Sir Paul McCartney and his wife were just two feet away from disaster when the pilot of their helicopter became ‘disorientated’ in bad weather and plunged towards trees.
They avoided a potentially fatal crash with just a split second to spare when the pilot dramatically lifted the chartered Sikorsky S-76C away from the rain-lashed tree tops.
The drama happened as the aircraft, with the couple on board, attempted to land at night on a helipad at their East Sussex estate.
The helicopter eventually touched down safely after diverting to a nearby airport.
It is understood that Sir Paul, 70, and his 52-year-old wife, Nancy Shevell – who have declined to comment about the incident – were unaware how close they came to crashing.
The near miss is being investigated by the Department of Transport. The Mail on Sunday can reveal that the Air Accidents Investigation Branch has categorised the episode as a ‘serious incident’, which it defines as ‘involving circumstances indicating that an accident nearly occurred’.

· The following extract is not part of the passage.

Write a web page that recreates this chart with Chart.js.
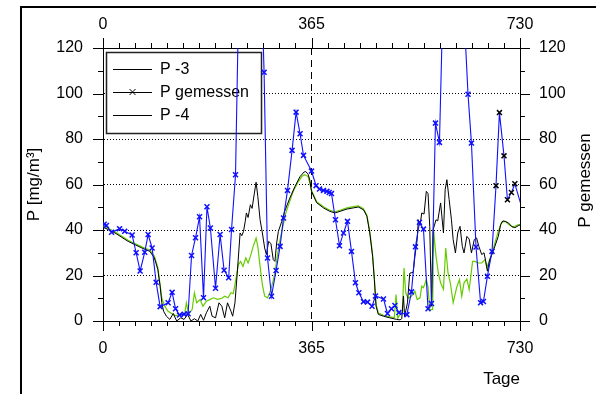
<!DOCTYPE html>
<html>
<head>
<meta charset="utf-8">
<script src="https://cdn.jsdelivr.net/npm/chart.js@4.4.1/dist/chart.umd.min.js"></script>
<style>
  html, body { margin: 0; padding: 0; background: #fff; overflow: hidden; }
  #wrap { position: relative; width: 596px; height: 394px; }
  #frame { position: absolute; left: 20px; top: 6px; width: 600px; height: 400px;
           border-left: 2px solid #000; border-top: 2px solid #000; pointer-events: none; }
</style>
</head>
<body>
<div id="wrap">
  <canvas id="chart" width="596" height="394"></canvas>
  <div id="frame"></div>
</div>
<script>
// tick labels
const xTickLabels = [0, 365, 730];
const yTickLabels = [0, 20, 40, 60, 80, 100, 120];

// P -3 (model, black)
const p3Days = [0, 21, 44, 68, 82, 90, 96, 100, 103, 106, 111, 117, 123, 129, 136, 142, 148, 154, 160, 166,
  171, 176, 181, 187, 191, 197, 203, 208, 213, 218, 224, 227, 231, 235, 240, 243, 246, 249, 251, 254,
  258, 261, 265, 268, 271, 275, 279, 283, 286, 290, 294, 298, 301, 304, 307, 313, 318, 327, 336, 345,
  352, 355, 359, 362, 365, 374, 386, 397, 406, 415, 427, 438, 447, 456, 462, 467, 472, 475, 478, 482,
  491, 502, 514, 520, 523, 526, 528, 533, 537, 543, 546, 550, 552, 555, 558, 562, 566, 569, 572, 575,
  578, 583, 586, 591, 596, 599, 602, 606, 610, 613, 617, 621, 625, 629, 632, 637, 641, 645, 650, 654,
  658, 663, 667, 670, 673, 677, 682, 686, 692, 696, 700, 704, 710, 715, 721, 727, 730];
const p3Values = [41.3, 38.7, 35, 32.1, 30.6, 27.7, 22.6, 15.3, 8, 4.3, 2.1, 0.7, 3.3, 0, 1.4, 0.7, 2.9, 0, 1, 0,
  2.9, 0.3, 3.6, 6.5, 2.1, 1.4, 8, 6.5, 1.4, 8, 4.3, 2.1, 8, 21, 38.7, 37.5, 39.4, 43.8, 47.5, 45.5,
  51.1, 49.5, 56.2, 61, 54.8, 44.5, 38.7, 32.1, 29.2, 35, 34, 27, 26.2, 34.3, 39.4, 43.8, 48.2, 54, 59.1, 63.5,
  65.5, 65.7, 64.5, 62, 57, 52, 49.7, 48.2, 47.5, 48.2, 49.2, 49.7, 50.1, 48.9, 46, 38.7, 28.4, 18.2, 6.5, 2.9,
  2.1, 1.4, 0.7, 0.5, 1, 11, 2, 8, 21, 21.4, 28.4, 35.8, 44.5, 42, 47.5, 47, 57, 56, 41.6, 6.5,
  40.2, 44.5, 44, 51.9, 38.7, 57.7, 62.1, 53.3, 44.5, 35.8, 29.9, 38.7, 41.6, 32.8, 29.9, 37.2, 36, 29.9, 35.8, 36.5,
  32.8, 29.2, 30, 26.2, 21.9, 27, 29.9, 32.8, 37.2, 42.3, 44, 43.8, 43.1, 41.6, 41, 41.9, 42.3];

// P -4 (model, green)
const p4Days = [0, 21, 44, 68, 82, 90, 96, 100, 103, 108, 114, 126, 135, 143, 146, 150, 156, 160, 164, 170,
  175, 181, 187, 193, 201, 208, 213, 219, 224, 228, 231, 237, 241, 245, 250, 254, 258, 263, 268, 271,
  275, 279, 283, 288, 292, 297, 301, 305, 310, 315, 320, 326, 333, 342, 348, 353, 359, 362, 365, 374,
  386, 397, 406, 415, 427, 438, 447, 456, 462, 467, 472, 475, 478, 482, 491, 502, 510, 513, 516, 520,
  524, 527, 530, 534, 540, 546, 550, 555, 558, 561, 566, 569, 572, 577, 579, 583, 587, 591, 596, 600,
  604, 608, 613, 619, 624, 628, 632, 637, 641, 647, 651, 657, 663, 669, 672, 680, 686, 692, 698, 704,
  711, 718, 727, 730];
const p4Values = [41.8, 39.2, 35.5, 32.6, 31.1, 28.5, 23.5, 16, 10, 6.5, 4.3, 2.4, 2.6, 3.3, 8, 3, 5, 12.4, 8, 9.4,
  6.5, 8.7, 9.4, 10.2, 9.5, 10, 10.9, 10.2, 12.4, 12, 16, 24.8, 26.2, 24, 27.7, 25.5, 28.4, 32.8, 36.5, 32.8,
  24, 16, 10.9, 10.2, 12.4, 16.8, 21.1, 28.4, 35.8, 41.6, 47.5, 51.9, 57, 61.3, 63.5, 64.3, 63.5, 60.6, 57.5, 52.4,
  50.2, 48.7, 48, 48.7, 49.7, 50.3, 50.6, 49.4, 46.5, 39.5, 29, 19, 7.5, 3.5, 2.5, 1.8, 1.5, 11.6, 1.2, 3,
  3.6, 23.3, 12.4, 10, 10.9, 13.1, 9.4, 10.2, 15.3, 14.6, 18.2, 15, 5, 5, 39.4, 28.4, 21.1, 16.8, 14, 32.1,
  21.1, 16.8, 8, 14.6, 18.2, 10.9, 16.8, 18.5, 13.8, 26.2, 26.2, 25.5, 25.5, 27, 23.5, 29, 34.3, 39.4, 43.5, 43.8,
  42.3, 41.3, 42.3, 42];

// P gemessen (measured, blue with crosses)
const measDays = [2, 6, 15, 29, 38, 51, 58, 65, 73, 79, 86, 93, 100, 114, 121, 127, 134, 142, 149, 155,
  162, 169, 176, 182, 188, 197, 205, 212, 220, 225, 232, 253, 282, 288, 295, 303, 310, 316, 323, 331,
  338, 345, 351, 365, 373, 379, 386, 392, 396, 400, 407, 414, 421, 428, 435, 442, 448, 456, 463, 471,
  477, 491, 498, 505, 511, 518, 532, 540, 547, 554, 561, 569, 575, 582, 589, 607, 639, 645, 653, 661,
  666, 673, 681, 688, 694, 702, 708, 715, 721, 740];
const measValues = [42.5, 42, 39, 40.6, 39.4, 37.8, 30, 22, 30.2, 38, 32.1, 17, 6.3, 8, 12.6, 5.4, 2.6, 3, 3.2, 28.8,
  36.6, 45.8, 10.2, 50.2, 40.9, 14.4, 38, 22.3, 19, 40.2, 64.3, 356, 109.3, 27.7, 10.9, 22.2, 32.8, 45.3, 57.4, 75,
  91.8, 82.3, 72.8, 65.9, 59.5, 58, 57.4, 57, 56.5, 56, 44.5, 33.1, 38.7, 43.8, 30.6, 16.8, 12.4, 8.5, 8.3, 6.5,
  11, 9.7, 3.3, 5.4, 6.8, 3.7, 2.8, 12.8, 32.6, 43.4, 40.4, 5.4, 7.7, 87, 78.5, 262, 99.7, 78.2, 32.5, 8,
  8.6, 19.7, 30.6, 59.5, 91.6, 72.6, 53.3, 56.5, 60.3, 44];

const toPoints = (days, vals) => days.map((d, i) => ({ x: d, y: vals[i] }));

const FONT = 'Arial, "Liberation Sans", sans-serif';
const BLUE = '#1010ff';
const GREEN = '#66cc00';

// tick marks (outward, long at labelled values) + legend + right title
const decorations = {
  id: 'decorations',
  beforeDatasetsDraw(chart) {
    const { ctx, chartArea: a } = chart;
    const bx = a.left + 3, by = a.top + 4, bw = 155, bh = 81;
    ctx.save();
    ctx.fillStyle = '#fff';
    ctx.fillRect(bx, by, bw, bh);
    ctx.strokeStyle = '#222';
    ctx.lineWidth = 1.5;
    ctx.strokeRect(bx + 0.5, by + 0.5, bw, bh);

    const items = ['P -3', 'P gemessen', 'P -4'];
    ctx.font = '16px ' + FONT;
    ctx.textBaseline = 'middle';
    ctx.fillStyle = '#000';
    items.forEach((txt, i) => {
      const y = by + 17 + i * 23;
      ctx.strokeStyle = '#000';
      ctx.lineWidth = 1;
      ctx.beginPath();
      ctx.moveTo(bx + 7, y + 0.5);
      ctx.lineTo(bx + 46, y + 0.5);
      ctx.stroke();
      if (i === 1) {
        const cx = bx + 26.5;
        ctx.beginPath();
        ctx.moveTo(cx - 3, y - 3); ctx.lineTo(cx + 3, y + 3);
        ctx.moveTo(cx - 3, y + 3); ctx.lineTo(cx + 3, y - 3);
        ctx.stroke();
      }
      ctx.fillText(txt, bx + 54, y + 1);
    });
    ctx.restore();
  },
  afterDraw(chart) {
    const { ctx, chartArea: a, scales } = chart;
    ctx.save();
    ctx.strokeStyle = '#000';
    ctx.lineWidth = 1;
    ctx.beginPath();
    scales.x.ticks.forEach(t => {
      const px = Math.round(scales.x.getPixelForValue(t.value)) + 0.5;
      const len = xTickLabels.includes(t.value) ? 10 : 5;
      ctx.moveTo(px, a.bottom); ctx.lineTo(px, a.bottom + len);
      ctx.moveTo(px, a.top); ctx.lineTo(px, a.top - len);
    });
    const yMarks = [];
    yTickLabels.forEach((v, i) => {
      yMarks.push([v, 10]);
      if (i < yTickLabels.length - 1) yMarks.push([(v + yTickLabels[i + 1]) / 2, 5]);
    });
    yMarks.forEach(([v, len]) => {
      const py = Math.round(scales.y.getPixelForValue(v)) + 0.5;
      ctx.moveTo(a.left, py); ctx.lineTo(a.left - len, py);
      ctx.moveTo(a.right, py); ctx.lineTo(a.right + len, py);
    });
    ctx.stroke();

    // right axis title, reading bottom to top
    ctx.translate(585, (a.top + a.bottom) / 2 - 4);
    ctx.rotate(-Math.PI / 2);
    ctx.font = '17px ' + FONT;
    ctx.fillStyle = '#000';
    ctx.textAlign = 'center';
    ctx.textBaseline = 'middle';
    ctx.fillText('P gemessen', 0, 0);
    ctx.restore();
  }
};

const xTickValues = [];
for (let k = 0; k <= 26; k++) xTickValues.push(k * 365 / 13);

const xTicks = (padding) => ({
  autoSkip: false,
  maxRotation: 0,
  padding: padding,
  color: '#000',
  font: { family: FONT, size: 16 },
  callback: v => (xTickLabels.includes(v) ? String(v) : '')
});
const yTicks = (padding) => ({
  stepSize: 20,
  padding: padding,
  color: '#000',
  font: { family: FONT, size: 16 }
});

new Chart(document.getElementById('chart'), {
  type: 'line',
  data: {
    datasets: [
      {
        label: 'P gemessen',
        data: toPoints(measDays, measValues),
        borderColor: BLUE,
        borderWidth: 1.1,
        pointStyle: 'crossRot',
        pointRadius: 3.5,
        pointBorderWidth: 1.5,
        pointBorderColor: c => (c.raw && c.raw.x > 685 ? '#000' : BLUE),
        tension: 0
      },
      {
        label: 'P -3',
        data: toPoints(p3Days, p3Values),
        borderColor: '#000',
        borderWidth: 1,
        pointRadius: 0,
        tension: 0
      },
      {
        label: 'P -4',
        data: toPoints(p4Days, p4Values),
        borderColor: GREEN,
        borderWidth: 1.2,
        pointRadius: 0,
        tension: 0
      }
    ]
  },
  options: {
    responsive: false,
    animation: false,
    events: [],
    layout: { padding: 0 },
    plugins: {
      legend: { display: false },
      tooltip: { enabled: false },
      title: { display: false }
    },
    scales: {
      x: {
        type: 'linear',
        position: 'bottom',
        min: 0,
        max: 730,
        afterBuildTicks: s => { s.ticks = xTickValues.map(v => ({ value: v })); },
        afterFit: s => { s.height = 73; },
        ticks: xTicks(18),
        grid: {
          drawTicks: false,
          lineWidth: 1,
          color: c => (c.tick && c.tick.value === 365 ? '#000' : 'rgba(0,0,0,0)')
        },
        border: { display: true, color: '#000', width: 1, dash: [7, 5] },
        title: {
          display: true,
          text: 'Tage',
          align: 'end',
          color: '#000',
          font: { family: FONT, size: 17 },
          padding: { top: 0, bottom: 4 }
        }
      },
      x2: {
        type: 'linear',
        position: 'top',
        min: 0,
        max: 730,
        afterBuildTicks: s => { s.ticks = xTickValues.map(v => ({ value: v })); },
        afterFit: s => { s.height = 48; },
        ticks: xTicks(14),
        grid: { drawTicks: false, drawOnChartArea: false },
        border: { display: true, color: '#000', width: 1 }
      },
      y: {
        position: 'left',
        min: 0,
        max: 120,
        afterFit: s => { s.width = 103; },
        ticks: yTicks(20),
        grid: {
          drawTicks: false,
          lineWidth: 1,
          color: c => (c.tick && c.tick.value > 0 && c.tick.value < 120 ? '#000' : 'rgba(0,0,0,0)')
        },
        border: { display: true, color: '#000', width: 1, dash: [1, 2] },
        title: {
          display: true,
          text: 'P [mg/m³]',
          color: '#000',
          font: { family: FONT, size: 17 },
          padding: { top: 24, bottom: 0 }
        }
      },
      y2: {
        position: 'right',
        min: 0,
        max: 120,
        afterFit: s => { s.width = 76; },
        ticks: yTicks(19),
        grid: { drawTicks: false, drawOnChartArea: false },
        border: { display: true, color: '#000', width: 1 }
      }
    }
  },
  plugins: [decorations]
});
</script>
</body>
</html>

According to the report, the minimum reading from the helicopter’s altimeter – which measures height by focusing on a fixed point – was ‘two feet’. It is understood the fixed point was the tree tops rather than the ground.
In pulling hard away, the 55-year-old pilot was forced to put immense pressure on the engine, which can itself be dangerous.
The report also reveals flying conditions that night included ‘low cloud base, poor visibility and rain’.
Despite this, the pilot pressed ahead and prepared to land on the former Beatle’s helipad, which is in the corner of a field encircled by woodland.
It adds: The commander became disorientated and the helicopter descended towards tops of trees in the forested area to the south and west of the landing site.’ The pilot then ‘executed a go-around’ or aborted landing.